TASK GOAL.
Collect all lines below with the string "this".

MATERIAL PROVIDED.
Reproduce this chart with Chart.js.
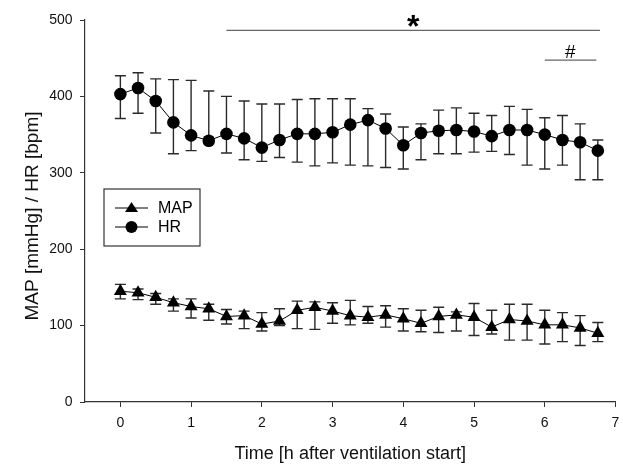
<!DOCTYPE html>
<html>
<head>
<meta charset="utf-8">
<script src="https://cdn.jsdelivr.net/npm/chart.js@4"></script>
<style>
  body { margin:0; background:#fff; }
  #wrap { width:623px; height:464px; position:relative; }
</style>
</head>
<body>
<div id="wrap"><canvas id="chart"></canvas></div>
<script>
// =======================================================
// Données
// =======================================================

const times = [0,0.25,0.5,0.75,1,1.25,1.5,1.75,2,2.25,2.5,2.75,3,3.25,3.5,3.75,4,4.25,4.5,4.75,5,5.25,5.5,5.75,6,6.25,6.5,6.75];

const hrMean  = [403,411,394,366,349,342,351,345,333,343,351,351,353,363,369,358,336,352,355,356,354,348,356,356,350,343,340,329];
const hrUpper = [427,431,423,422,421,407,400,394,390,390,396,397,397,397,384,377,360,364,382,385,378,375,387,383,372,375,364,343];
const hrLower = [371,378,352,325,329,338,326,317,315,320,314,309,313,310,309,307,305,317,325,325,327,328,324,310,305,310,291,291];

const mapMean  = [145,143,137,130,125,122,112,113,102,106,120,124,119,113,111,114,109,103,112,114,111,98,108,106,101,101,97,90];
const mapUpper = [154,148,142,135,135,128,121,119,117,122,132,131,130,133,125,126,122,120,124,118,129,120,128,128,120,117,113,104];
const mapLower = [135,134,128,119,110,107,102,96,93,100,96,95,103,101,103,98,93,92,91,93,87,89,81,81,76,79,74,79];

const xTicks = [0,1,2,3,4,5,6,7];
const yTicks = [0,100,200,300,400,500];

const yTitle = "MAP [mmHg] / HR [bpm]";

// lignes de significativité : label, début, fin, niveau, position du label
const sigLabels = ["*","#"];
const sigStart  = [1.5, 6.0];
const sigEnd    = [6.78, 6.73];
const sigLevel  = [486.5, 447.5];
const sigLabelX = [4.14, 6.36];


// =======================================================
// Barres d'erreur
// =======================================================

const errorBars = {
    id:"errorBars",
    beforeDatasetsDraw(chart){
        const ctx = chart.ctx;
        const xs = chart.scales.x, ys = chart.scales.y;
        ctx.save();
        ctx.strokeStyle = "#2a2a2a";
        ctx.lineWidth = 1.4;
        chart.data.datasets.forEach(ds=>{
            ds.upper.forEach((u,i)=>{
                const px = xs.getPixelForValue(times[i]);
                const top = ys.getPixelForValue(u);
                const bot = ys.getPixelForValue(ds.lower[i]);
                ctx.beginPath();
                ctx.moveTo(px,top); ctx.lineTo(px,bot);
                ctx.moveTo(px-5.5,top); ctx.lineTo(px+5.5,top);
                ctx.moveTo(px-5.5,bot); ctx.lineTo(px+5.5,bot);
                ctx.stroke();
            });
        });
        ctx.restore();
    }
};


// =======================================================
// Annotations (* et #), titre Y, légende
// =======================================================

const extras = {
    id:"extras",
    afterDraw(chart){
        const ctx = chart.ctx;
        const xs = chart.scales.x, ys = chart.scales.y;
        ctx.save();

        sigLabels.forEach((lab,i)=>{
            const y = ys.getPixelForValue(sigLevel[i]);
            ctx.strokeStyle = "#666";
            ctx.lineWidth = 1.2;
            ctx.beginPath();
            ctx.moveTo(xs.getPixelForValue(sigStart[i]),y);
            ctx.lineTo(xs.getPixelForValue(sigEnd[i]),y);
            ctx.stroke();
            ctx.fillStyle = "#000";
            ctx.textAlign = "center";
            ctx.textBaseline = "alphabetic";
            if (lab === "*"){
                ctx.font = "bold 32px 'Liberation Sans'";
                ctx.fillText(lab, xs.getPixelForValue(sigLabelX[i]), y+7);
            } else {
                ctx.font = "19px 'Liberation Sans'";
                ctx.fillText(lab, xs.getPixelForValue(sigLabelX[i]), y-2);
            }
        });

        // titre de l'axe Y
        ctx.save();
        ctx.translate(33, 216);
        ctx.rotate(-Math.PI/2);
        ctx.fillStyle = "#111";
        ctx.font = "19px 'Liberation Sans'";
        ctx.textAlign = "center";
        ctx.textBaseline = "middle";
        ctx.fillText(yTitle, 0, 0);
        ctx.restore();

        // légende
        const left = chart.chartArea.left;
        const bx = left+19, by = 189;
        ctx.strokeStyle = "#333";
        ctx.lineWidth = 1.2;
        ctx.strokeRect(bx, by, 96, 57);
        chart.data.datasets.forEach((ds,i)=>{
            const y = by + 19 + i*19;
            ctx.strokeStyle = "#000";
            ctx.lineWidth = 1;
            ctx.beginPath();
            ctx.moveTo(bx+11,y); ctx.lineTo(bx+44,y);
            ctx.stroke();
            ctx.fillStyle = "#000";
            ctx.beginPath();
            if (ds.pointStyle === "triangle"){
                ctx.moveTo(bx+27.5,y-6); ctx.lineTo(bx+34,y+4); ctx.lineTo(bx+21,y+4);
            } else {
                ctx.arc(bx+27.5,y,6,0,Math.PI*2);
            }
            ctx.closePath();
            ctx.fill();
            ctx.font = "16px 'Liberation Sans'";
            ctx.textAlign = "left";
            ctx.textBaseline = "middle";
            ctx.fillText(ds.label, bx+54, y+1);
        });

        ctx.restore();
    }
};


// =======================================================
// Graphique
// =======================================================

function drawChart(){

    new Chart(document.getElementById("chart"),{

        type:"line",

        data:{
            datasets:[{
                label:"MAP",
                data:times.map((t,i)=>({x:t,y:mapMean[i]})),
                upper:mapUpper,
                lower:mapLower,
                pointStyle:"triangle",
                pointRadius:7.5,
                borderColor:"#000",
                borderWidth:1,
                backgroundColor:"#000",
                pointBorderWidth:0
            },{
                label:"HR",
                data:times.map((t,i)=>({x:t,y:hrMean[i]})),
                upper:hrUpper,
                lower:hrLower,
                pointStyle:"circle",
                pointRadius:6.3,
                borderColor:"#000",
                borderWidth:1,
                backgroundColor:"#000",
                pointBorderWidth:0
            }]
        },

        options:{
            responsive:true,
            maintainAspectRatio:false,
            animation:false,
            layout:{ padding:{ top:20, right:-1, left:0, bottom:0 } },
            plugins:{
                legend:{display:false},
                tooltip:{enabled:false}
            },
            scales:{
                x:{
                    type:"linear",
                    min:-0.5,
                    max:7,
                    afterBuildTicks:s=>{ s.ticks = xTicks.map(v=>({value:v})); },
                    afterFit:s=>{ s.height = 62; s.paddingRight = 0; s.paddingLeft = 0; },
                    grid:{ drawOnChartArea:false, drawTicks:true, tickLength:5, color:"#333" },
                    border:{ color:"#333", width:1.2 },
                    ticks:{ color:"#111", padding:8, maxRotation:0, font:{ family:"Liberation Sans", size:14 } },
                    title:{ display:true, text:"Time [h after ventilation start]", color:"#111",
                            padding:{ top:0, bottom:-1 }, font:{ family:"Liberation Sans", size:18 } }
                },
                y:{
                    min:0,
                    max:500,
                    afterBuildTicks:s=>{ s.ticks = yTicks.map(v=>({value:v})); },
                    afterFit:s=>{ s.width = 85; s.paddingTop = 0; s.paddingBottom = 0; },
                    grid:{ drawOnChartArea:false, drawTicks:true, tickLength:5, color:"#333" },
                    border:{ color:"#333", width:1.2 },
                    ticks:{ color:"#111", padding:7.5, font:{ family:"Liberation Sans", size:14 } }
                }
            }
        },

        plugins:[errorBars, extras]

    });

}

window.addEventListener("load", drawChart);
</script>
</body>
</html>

--

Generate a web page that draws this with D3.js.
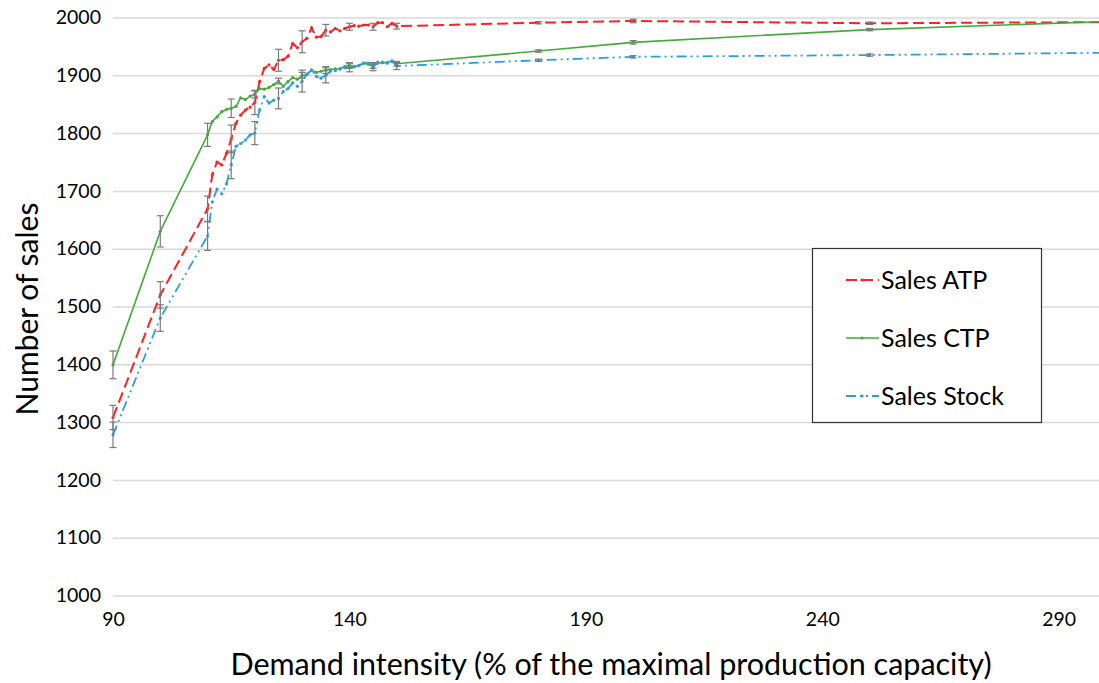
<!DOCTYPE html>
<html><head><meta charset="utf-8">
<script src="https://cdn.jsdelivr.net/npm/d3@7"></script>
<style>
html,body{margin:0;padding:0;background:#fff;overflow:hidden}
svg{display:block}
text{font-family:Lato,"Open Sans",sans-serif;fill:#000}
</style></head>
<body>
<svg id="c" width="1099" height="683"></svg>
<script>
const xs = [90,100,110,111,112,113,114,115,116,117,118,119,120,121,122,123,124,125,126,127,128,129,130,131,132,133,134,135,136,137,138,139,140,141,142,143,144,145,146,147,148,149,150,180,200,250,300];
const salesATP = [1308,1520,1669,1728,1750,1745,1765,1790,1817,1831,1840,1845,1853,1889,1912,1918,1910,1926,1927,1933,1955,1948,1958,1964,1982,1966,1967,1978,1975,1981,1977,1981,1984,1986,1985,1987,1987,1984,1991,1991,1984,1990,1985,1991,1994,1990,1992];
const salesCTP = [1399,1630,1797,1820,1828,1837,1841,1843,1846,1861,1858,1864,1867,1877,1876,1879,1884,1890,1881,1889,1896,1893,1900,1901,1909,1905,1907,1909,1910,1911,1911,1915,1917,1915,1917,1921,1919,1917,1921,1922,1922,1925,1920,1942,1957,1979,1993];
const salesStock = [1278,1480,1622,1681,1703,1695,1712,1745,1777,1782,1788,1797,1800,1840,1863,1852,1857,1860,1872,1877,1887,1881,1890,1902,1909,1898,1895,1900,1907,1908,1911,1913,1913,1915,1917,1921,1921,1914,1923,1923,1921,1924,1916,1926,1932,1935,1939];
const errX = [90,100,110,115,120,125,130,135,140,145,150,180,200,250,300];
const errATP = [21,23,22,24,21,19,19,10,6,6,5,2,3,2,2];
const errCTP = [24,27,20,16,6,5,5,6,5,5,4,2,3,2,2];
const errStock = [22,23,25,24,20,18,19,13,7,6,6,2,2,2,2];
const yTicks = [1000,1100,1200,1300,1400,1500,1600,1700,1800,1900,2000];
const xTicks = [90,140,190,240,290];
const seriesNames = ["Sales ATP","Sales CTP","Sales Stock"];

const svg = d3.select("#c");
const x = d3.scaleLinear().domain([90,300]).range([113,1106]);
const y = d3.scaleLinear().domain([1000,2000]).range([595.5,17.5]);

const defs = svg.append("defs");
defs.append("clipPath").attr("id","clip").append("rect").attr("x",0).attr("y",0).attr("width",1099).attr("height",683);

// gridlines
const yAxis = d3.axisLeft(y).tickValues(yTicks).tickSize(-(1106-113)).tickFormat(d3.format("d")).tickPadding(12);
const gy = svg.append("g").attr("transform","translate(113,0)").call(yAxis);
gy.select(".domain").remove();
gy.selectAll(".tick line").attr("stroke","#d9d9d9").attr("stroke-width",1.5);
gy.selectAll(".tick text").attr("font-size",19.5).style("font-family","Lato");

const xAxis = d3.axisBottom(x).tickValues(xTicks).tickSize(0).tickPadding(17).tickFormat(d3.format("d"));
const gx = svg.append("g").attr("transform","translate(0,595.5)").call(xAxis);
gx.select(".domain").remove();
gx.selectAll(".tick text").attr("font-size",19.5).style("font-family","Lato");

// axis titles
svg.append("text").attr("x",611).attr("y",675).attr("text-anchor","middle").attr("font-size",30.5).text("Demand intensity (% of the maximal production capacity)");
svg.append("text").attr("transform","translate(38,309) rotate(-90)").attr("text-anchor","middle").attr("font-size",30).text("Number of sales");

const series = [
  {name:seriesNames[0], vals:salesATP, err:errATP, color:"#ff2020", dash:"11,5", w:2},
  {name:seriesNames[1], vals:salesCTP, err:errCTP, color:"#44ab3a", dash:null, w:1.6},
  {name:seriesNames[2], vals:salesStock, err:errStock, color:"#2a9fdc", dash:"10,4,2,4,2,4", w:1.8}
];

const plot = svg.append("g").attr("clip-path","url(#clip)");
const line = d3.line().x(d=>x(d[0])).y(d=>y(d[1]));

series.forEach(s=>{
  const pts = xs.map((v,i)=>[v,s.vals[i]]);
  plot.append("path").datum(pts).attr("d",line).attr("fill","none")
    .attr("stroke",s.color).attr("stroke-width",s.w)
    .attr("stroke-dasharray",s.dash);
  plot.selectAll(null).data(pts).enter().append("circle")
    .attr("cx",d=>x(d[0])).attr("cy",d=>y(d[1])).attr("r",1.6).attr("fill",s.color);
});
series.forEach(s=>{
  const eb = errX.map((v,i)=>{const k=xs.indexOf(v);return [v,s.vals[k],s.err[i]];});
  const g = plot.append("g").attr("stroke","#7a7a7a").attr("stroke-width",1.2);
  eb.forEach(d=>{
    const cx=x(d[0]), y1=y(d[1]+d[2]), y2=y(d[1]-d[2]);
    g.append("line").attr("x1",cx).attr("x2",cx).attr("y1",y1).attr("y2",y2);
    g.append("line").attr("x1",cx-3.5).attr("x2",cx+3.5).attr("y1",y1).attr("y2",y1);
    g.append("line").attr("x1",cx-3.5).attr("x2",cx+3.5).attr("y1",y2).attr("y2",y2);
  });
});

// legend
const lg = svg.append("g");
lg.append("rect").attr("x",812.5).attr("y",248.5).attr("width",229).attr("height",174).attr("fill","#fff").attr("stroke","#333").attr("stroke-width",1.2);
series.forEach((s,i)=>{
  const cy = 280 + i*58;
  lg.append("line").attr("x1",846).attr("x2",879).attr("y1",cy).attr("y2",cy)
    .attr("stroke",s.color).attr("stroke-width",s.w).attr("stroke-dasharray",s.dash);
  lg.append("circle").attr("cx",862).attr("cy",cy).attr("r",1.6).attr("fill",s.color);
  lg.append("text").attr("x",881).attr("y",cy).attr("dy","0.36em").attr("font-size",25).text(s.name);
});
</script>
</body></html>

WRITTEN SOLUTION.
Reproduce this chart with Chart.js.
Generate a web page that draws this with D3.js.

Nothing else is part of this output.